Sweeping amendments to Companies Act regs coming
LEGISLATION WATCH- Look out for sweeping amendments to the Companies Act now in the pipeline. The Investment Ministry has finished drafting amendments to the executive regulations of the Companies Act and has forwarded a draft of the changes to the State Council for review. As such, the new rules would go into effect without discussion in the House of Representatives, needing only the be published in the Official Gazette. Among the highlights:
Companies will no longer be allowed to hold on to treasury stocks for over a year. After the year is out, companies must either divest the shares or distribute them to employees as part of a profit-sharing mechanism, according to a ministry statement. Companies can hold on to treasury shares if they undergo a capital decrease.
The amendments would also limit share buybacks to 10% of the company’s shares and allow a weighted voting system when shareholders vote on board members.
Other amendments facilitate spinning off corporations, by allowing the company greater flexibility in dividing assets and shares. They also “facilitate trading of shares in newly spun-off companies,” though the statement does not elaborate on this point.
Other features of the changes: The amendments also bar sole-proprietorship companies from establishing subsidiaries that are also sole proprietorships. Another change would mandate the establishment of a single electronic platform to provide key investor services, such as establishing companies.

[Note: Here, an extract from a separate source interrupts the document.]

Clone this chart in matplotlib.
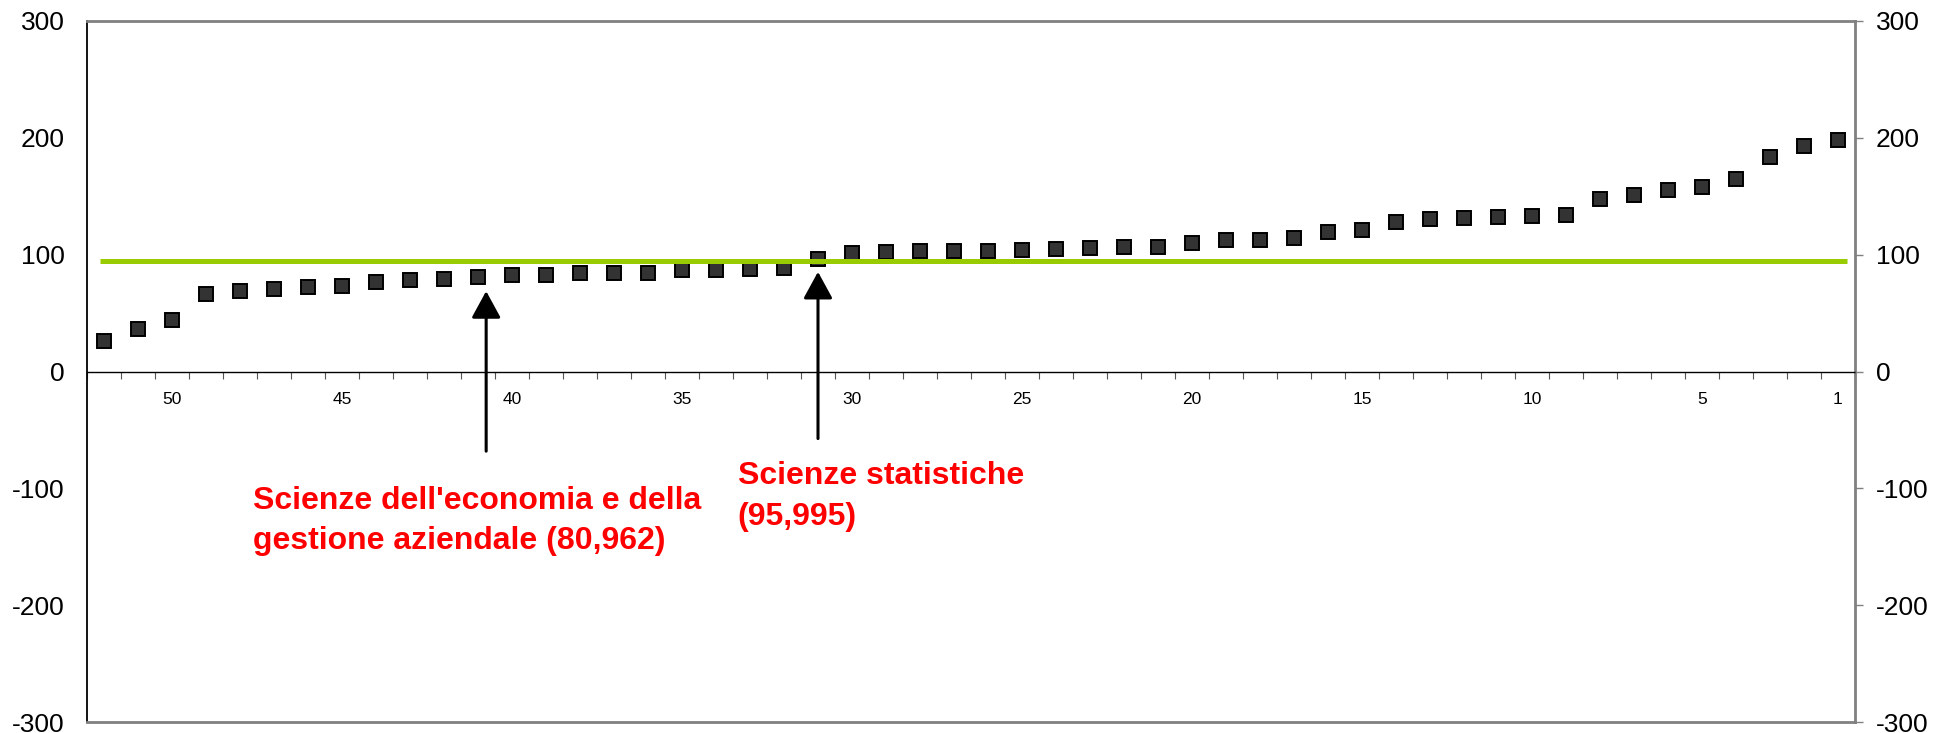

The amendments are the most sweeping changes to the regs of the Companies Act in 35 years, with 51 articles being amended, said Investment Minister Sahar Nasr. The draft is currently with the Egyptian Council of State (Maglis El Dowla) and will be issued once the review is completed. Amendments to the law itself that tweak how sole proprietorships are handled and give measures of protection for companies against whistleblowers were signed into law by President Abdel Fattah El Sisi last week.